Mount Fitch
- Location: Rum Jungle, Northern Territory, Australia; 12°56′55″S 130°57′06″E﻿ / ﻿12.94861°S 130.95167°E;
- Products: Uranium

= Mount Fitch (Northern Territory) =

Mount Fitch is a former uranium mining site located in the Northern Territory of Australia 56 kilometres SSE from the centre of Darwin and 13.4 kilometres NE from the town of Batchelor in the locality of Rum Jungle.

In 1950 two geologists, named Ward and Gates, discovered yellow secondary uranium minerals in limestone throughout the area. Radiometric contouring and geological mapping was completed later the same year.
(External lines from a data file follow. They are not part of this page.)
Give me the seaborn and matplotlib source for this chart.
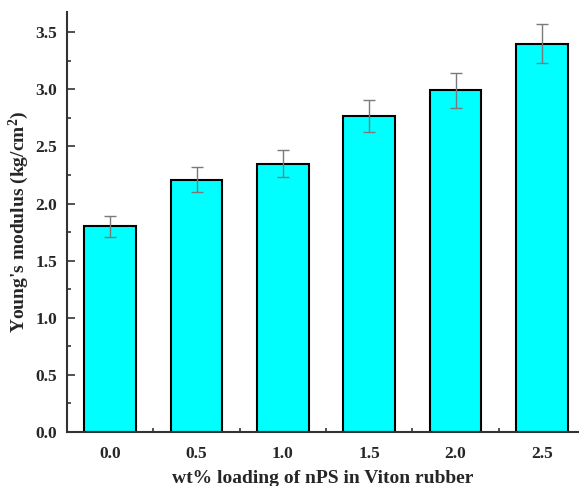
import matplotlib
matplotlib.use("Agg")
import matplotlib.pyplot as plt
import seaborn as sns
import pandas as pd
import numpy as np
from matplotlib.ticker import MultipleLocator

loading = ["0.0", "0.5", "1.0", "1.5", "2.0", "2.5"]
modulus = [1.80, 2.21, 2.35, 2.77, 2.99, 3.40]
modulus_err = [0.09, 0.11, 0.12, 0.14, 0.15, 0.17]

df = pd.DataFrame({"loading": loading, "modulus": modulus})

sns.set_theme(style="ticks")
plt.rcParams["font.family"] = ["Liberation Serif", "DejaVu Serif"]
plt.rcParams["mathtext.fontset"] = "custom"
plt.rcParams["mathtext.rm"] = "Liberation Serif:bold"
plt.rcParams["mathtext.it"] = "Liberation Serif:bold"
plt.rcParams["mathtext.bf"] = "Liberation Serif:bold"

fig = plt.figure(figsize=(5.79, 4.86), dpi=100)
ax = fig.add_axes([0.1157, 0.111, 0.8843, 0.864])

sns.barplot(data=df, x="loading", y="modulus", order=loading, color="#00ffff",
            saturation=1, width=0.6, edgecolor="black", linewidth=1.5,
            errorbar=None, ax=ax)

xs = [p.get_x() + p.get_width() / 2 for p in ax.patches]
ax.errorbar(xs, modulus, yerr=modulus_err, fmt="none", ecolor="#7a7a7a",
            elinewidth=1.0, capsize=4, capthick=1.0, zorder=5)

ax.set_xlim(-0.5, 5.43)
ax.set_ylim(0, 3.675)
ax.yaxis.set_major_locator(MultipleLocator(0.5))
ax.yaxis.set_minor_locator(MultipleLocator(0.25))
ax.set_xticks(range(len(loading)))
ax.set_xticks(np.arange(-0.5, 5.5, 1.0)[1:], minor=True)
ax.set_xticklabels(loading)
ax.set_yticklabels([f"{v:.1f}" for v in ax.get_yticks()])

for lab in ax.get_xticklabels() + ax.get_yticklabels():
    lab.set_fontweight("bold")
    lab.set_fontsize(12.5)

ax.tick_params(axis="both", which="major", direction="in", length=6, width=1.2, color="#333333")
ax.tick_params(axis="both", which="minor", direction="in", length=3, width=1.2, color="#333333")
ax.tick_params(axis="x", pad=10)
ax.tick_params(axis="y", pad=7)

for side in ["top", "right"]:
    ax.spines[side].set_visible(False)
for side in ["left", "bottom"]:
    ax.spines[side].set_linewidth(1.5)
    ax.spines[side].set_color("#333333")

ax.set_xlabel("wt% loading of nPS in Viton rubber", fontsize=14, fontweight="bold", labelpad=6)
ax.set_ylabel("Young's modulus (kg/cm$^{2}$)", fontsize=14, fontweight="bold", labelpad=3)

fig.savefig("out.png", dpi=100)
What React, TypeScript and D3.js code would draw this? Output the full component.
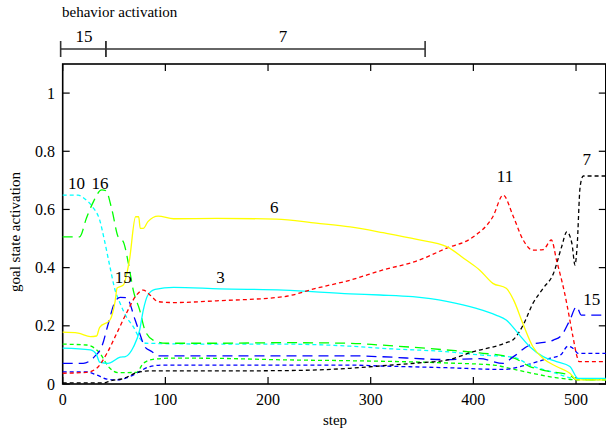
import React from "react";
import * as d3 from "d3";

// step ticks / activation ticks
const stepTicks = [0, 100, 200, 300, 400, 500];
const actTicks = [0, 0.2, 0.4, 0.6, 0.8, 1];
const actTickLabels = ["0", "0.2", "0.4", "0.6", "0.8", "1"];

// behavior activation bar
const behaviorNames = ["15", "7"];
const behaviorStart = [-2, 42];
const behaviorEnd = [42, 353];
const behaviorLabelAt = [20.7, 214.6];

// goal state activation, [step, value]
const goal6: [number, number][] = [[0,0.178],[15,0.175],[27,0.163],[33,0.165],[36,0.195],[46,0.22],[51,0.283],[53,0.33],[59,0.34],[65,0.426],[71,0.575],[74,0.575],[75.5,0.535],[78.5,0.535],[83,0.558],[93,0.577],[108,0.568],[150,0.569],[208,0.567],[247,0.553],[280,0.54],[312,0.52],[345,0.497],[374,0.472],[393,0.426],[406,0.392],[419,0.346],[432,0.329],[439,0.29],[448,0.21],[458,0.128],[468,0.088],[481,0.06],[494,0.037],[501,0.014],[529,0.014]];
const goal3: [number, number][] = [[0,0.123],[27,0.117],[33,0.1],[36,0.075],[44,0.071],[56,0.092],[61,0.094],[69,0.128],[75,0.186],[78.5,0.254],[83,0.306],[90,0.325],[108,0.332],[153,0.327],[215,0.323],[280,0.31],[309,0.306],[341,0.3],[374,0.284],[403,0.26],[422,0.237],[432,0.22],[445,0.168],[455,0.128],[468,0.094],[481,0.077],[494,0.06],[502,0.019],[529,0.019]];
const goal11: [number, number][] = [[0,0.037],[23,0.04],[33,0.054],[43,0.105],[52.6,0.174],[62,0.243],[72,0.306],[78.5,0.323],[85,0.306],[93,0.283],[108,0.28],[150,0.286],[215,0.3],[247,0.329],[280,0.357],[312,0.392],[345,0.423],[374,0.467],[400,0.506],[419,0.575],[429,0.649],[439,0.575],[448.5,0.495],[458,0.46],[468,0.462],[476,0.495],[481,0.426],[489,0.311],[497,0.163],[501,0.094],[503,0.077],[529,0.077]];
const goal7: [number, number][] = [[0,0.004],[40,0.004],[47,0.011],[60,0.02],[72,0.039],[85,0.045],[150,0.045],[215,0.046],[280,0.054],[309,0.062],[345,0.072],[374,0.082],[400,0.111],[432,0.142],[439,0.153],[448.5,0.203],[458,0.277],[468,0.329],[478,0.38],[486,0.472],[491,0.523],[496,0.483],[499,0.409],[501,0.47],[504,0.678],[507,0.715],[529,0.715]];
const goal15: [number, number][] = [[0,0.071],[20,0.071],[31,0.094],[38,0.128],[44.5,0.209],[51,0.283],[56,0.298],[62,0.297],[70.6,0.22],[75,0.174],[80,0.128],[87,0.111],[93,0.097],[153,0.097],[280,0.097],[309,0.094],[374,0.084],[406,0.087],[429,0.071],[439,0.094],[455,0.134],[478,0.151],[486,0.168],[494,0.22],[500.6,0.266],[505,0.237],[529,0.237]];
const goalBlue2: [number, number][] = [[0,0.042],[23,0.042],[33,0.031],[43,0.017],[52.6,0.014],[62,0.021],[72,0.037],[85,0.06],[98,0.065],[153,0.065],[280,0.065],[309,0.062],[374,0.056],[429,0.05],[448,0.062],[470,0.085],[485,0.1],[492,0.13],[498,0.12],[502,0.105],[529,0.105]];
const goal16: [number, number][] = [[0,0.506],[16.5,0.506],[23,0.569],[29,0.62],[38,0.667],[42,0.665],[48,0.598],[54,0.506],[59,0.489],[64,0.415],[68.7,0.323],[75,0.254],[80,0.186],[88,0.151],[101,0.14],[153,0.14],[215,0.142],[280,0.14],[309,0.134],[374,0.117],[406,0.107],[439,0.09],[455,0.06],[471,0.045],[494,0.03],[501,0.014],[529,0.014]];
const goalGreen2: [number, number][] = [[0,0.137],[23,0.134],[35,0.111],[46,0.054],[54,0.039],[72,0.04],[78.5,0.071],[88,0.085],[108,0.089],[153,0.088],[215,0.083],[280,0.08],[377,0.072],[420,0.065],[440,0.05],[460,0.035],[480,0.022],[500,0.015],[529,0.015]];
const goal10: [number, number][] = [[0,0.649],[15,0.649],[21,0.638],[29,0.609],[36,0.564],[40.6,0.495],[46,0.403],[51,0.323],[56,0.277],[62,0.231],[68.7,0.197],[75,0.157],[81.5,0.14],[153,0.137],[215,0.137],[280,0.13],[309,0.123],[377,0.11],[406,0.1],[439,0.092],[455,0.065],[478,0.04],[497,0.02],[529,0.015]];

const series = [
  { data: goalGreen2, color: "#00ff00", dash: "4,3" },
  { data: goalBlue2, color: "#0000ff", dash: "4,3" },
  { data: goal10, color: "#00ffff", dash: "4,3" },
  { data: goal16, color: "#00ff00", dash: "10,6" },
  { data: goal15, color: "#0000ff", dash: "10,6" },
  { data: goal7, color: "#000000", dash: "4,3" },
  { data: goal3, color: "#00ffff", dash: "" },
  { data: goal11, color: "#ff0000", dash: "4,3" },
  { data: goal6, color: "#ffff00", dash: "" },
];

// curve labels
const labelText = ["10", "16", "15", "3", "6", "11", "7", "15"];
const labelStep = [13.4, 36.3, 59, 153.7, 206, 430.8, 510.4, 515.3];
const labelValue = [0.669, 0.671, 0.346, 0.347, 0.588, 0.695, 0.753, 0.272];

const W = 606, H = 430;
const font = "'Liberation Serif', 'Times New Roman', serif";

export default function App() {
  const x = d3.scaleLinear().domain([0, 529]).range([62.7, 605.8]);
  const y = d3.scaleLinear().domain([0, 1.1]).range([384, 64]);
  const line = d3.line<[number, number]>()
    .x(d => x(d[0]))
    .y(d => y(d[1]))
    .curve(d3.curveMonotoneX);

  return (
    <svg width={W} height={H} style={{ position: "absolute", left: 0, top: 0, background: "#fff" }} fontFamily={font}>
      {/* behavior activation */}
      <text x={62} y={17} fontSize={15}>behavior activation</text>
      {behaviorNames.map((b, i) => (
        <g key={"b" + i} stroke="#333" strokeWidth={1.6}>
          <line x1={x(behaviorStart[i])} x2={x(behaviorEnd[i])} y1={49} y2={49} />
          <line x1={x(behaviorStart[i])} x2={x(behaviorStart[i])} y1={41} y2={57} />
          <line x1={x(behaviorEnd[i])} x2={x(behaviorEnd[i])} y1={41} y2={57} />
          <text x={x(behaviorLabelAt[i])} y={42} fontSize={17} textAnchor="middle" stroke="none" fill="#000">{b}</text>
        </g>
      ))}

      {/* frame */}
      <rect x={x(0)} y={y(1.1)} width={x(529) - x(0)} height={y(0) - y(1.1)} fill="none" stroke="#000" strokeWidth={1.6} />
      {stepTicks.map(t => (
        <g key={"xt" + t}>
          <line x1={x(t)} x2={x(t)} y1={y(0)} y2={y(0) - 7} stroke="#000" strokeWidth={1.2} />
          <line x1={x(t)} x2={x(t)} y1={y(1.1)} y2={y(1.1) + 7} stroke="#000" strokeWidth={1.2} />
          <text x={x(t)} y={405} fontSize={16} textAnchor="middle">{t}</text>
        </g>
      ))}
      {actTicks.map((t, i) => (
        <g key={"yt" + t}>
          <line x1={x(0)} x2={x(0) + 7} y1={y(t)} y2={y(t)} stroke="#000" strokeWidth={1.2} />
          <line x1={x(529)} x2={x(529) - 7} y1={y(t)} y2={y(t)} stroke="#000" strokeWidth={1.2} />
          <text x={55} y={y(t)} dy="0.35em" fontSize={16} textAnchor="end">{actTickLabels[i]}</text>
        </g>
      ))}

      {/* goal curves */}
      {series.map((s, i) => (
        <path key={"s" + i} d={line(s.data) || ""} fill="none" stroke={s.color} strokeWidth={1.3} strokeDasharray={s.dash} />
      ))}

      {labelText.map((l, i) => (
        <text key={"l" + i} x={x(labelStep[i])} y={y(labelValue[i])} fontSize={17} textAnchor="middle">{l}</text>
      ))}

      <text x={335} y={425} fontSize={15} textAnchor="middle">step</text>
      <text transform="translate(20,232) rotate(-90)" fontSize={15} textAnchor="middle">goal state activation</text>
    </svg>
  );
}
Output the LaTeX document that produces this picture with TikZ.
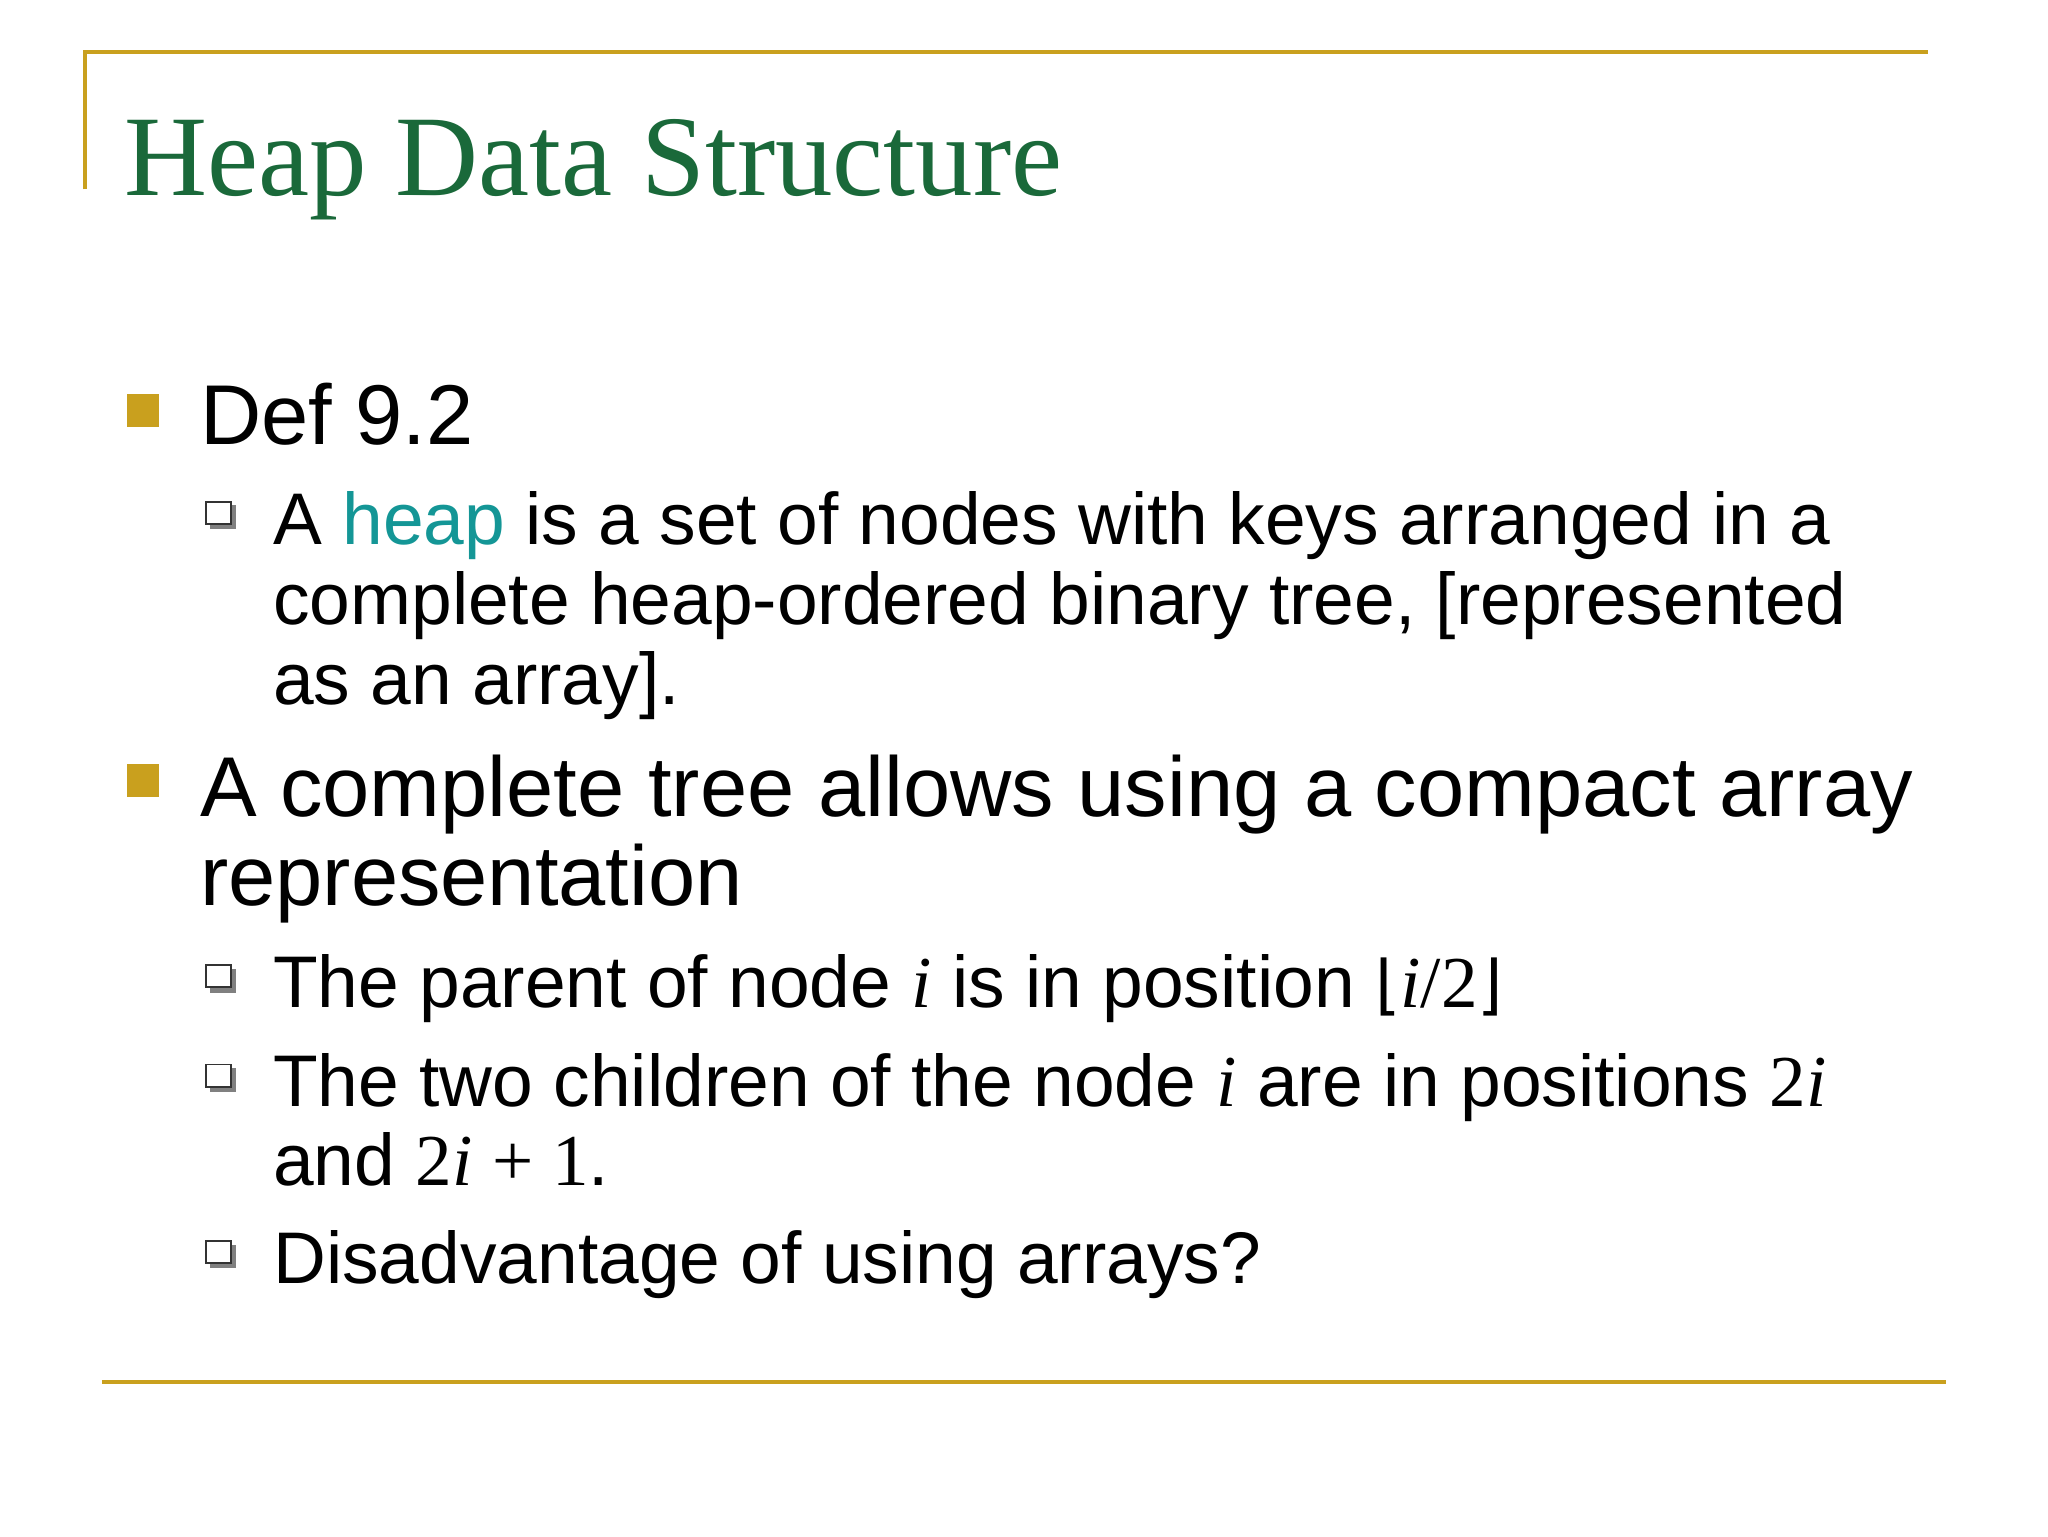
\documentclass[tikz,border=0pt]{standalone}
\usepackage{fontspec}
\setmainfont{Liberation Sans}
\newfontfamily\serifit{Liberation Serif}
\newfontfamily\ttlfont{Liberation Serif}
\newfontfamily\dv{DejaVu Sans}
\definecolor{gold}{RGB}{201,160,30}
\definecolor{ttlgreen}{RGB}{26,105,58}
\definecolor{heapc}{RGB}{20,150,150}
\newcommand{\mi}[1]{{\serifit\itshape #1}}
\newcommand{\mr}[1]{{\serifit #1}}
\begin{document}
\begin{tikzpicture}[x=1pt,y=-1pt,
  l1/.style={anchor=base west,inner sep=0pt,font=\fontsize{65}{76}\selectfont},
  l2/.style={anchor=base west,inner sep=0pt,font=\fontsize{56}{62}\selectfont},
  sq/.style={fill=gold,draw=none},
  hsq/.style={draw=black!80,line width=1.5pt,fill=white}]
\useasboundingbox (0,0) rectangle (1568,1176);
\draw[gold,line width=3pt] (65,145) -- (65,40) -- (1476,40);
\draw[gold,line width=3pt] (78,1058) -- (1490,1058);
\node[anchor=base west,inner sep=0pt,text=ttlgreen,font=\ttlfont\fontsize{88}{100}\selectfont] (title) at (95,150) {Heap Data Structure};
% level 1 bullets
\fill[sq] (97,302) rectangle (122,327);
\fill[sq] (97,585) rectangle (122,610);
\node[l1] (d) at (153,340) {Def 9.2};
\node[l1] (c1) at (153,625) {A complete tree allows using a compact array};
\node[l1] (c2) at (153,693) {representation};
% level 2 bullets
\foreach \y in {384,739,815,950}{
  \fill[black!50] (161,\y+3) rectangle (181,\y+21);
  \draw[hsq] (158,\y) rectangle (177,\y+17);
}
\node[l2] (a1) at (209,417) {A \textcolor{heapc}{heap} is a set of nodes with keys arranged in a};
\node[l2] (a2) at (209,478) {complete heap-ordered binary tree, [represented};
\node[l2] (a3) at (209,539) {as an array].};
\node[l2] (b1) at (209,771) {The parent of node \mi{i} is in position {\dv\fontsize{50}{60}\selectfont ⌊}\mi{i}\mr{/2}{\dv\fontsize{50}{60}\selectfont ⌋}};
\node[l2] (b2) at (209,847) {The two children of the node \mi{i} are in positions \mr{2}\mi{i}};
\node[l2] (b3) at (209,908) {and \mr{2}\mi{i} \mr{+ 1}.};
\node[l2] (b4) at (209,983) {Disadvantage of using arrays?};
\end{tikzpicture}
\end{document}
Mount Fitch was discovered in 1965 and is part of the old Rum Jungle workings. Compass Resources worked in the area for many years and mostly focused on the Browns deposit, a copper-cobalt-nickel deposit close to the old open pit. In 2006 some 4050 tonnes Uranium Oxide deposits remained at Mt Fitch.

It is an ecologically sensitive area due to its very close proximity (1600 metres) to the catchment area of Darwin River, the river that is the source of Darwin's drinking water supply, Darwin River Dam.

Mount Fitch is located alongside the old Northern Railway corridor that ran from Pine Creek to Darwin.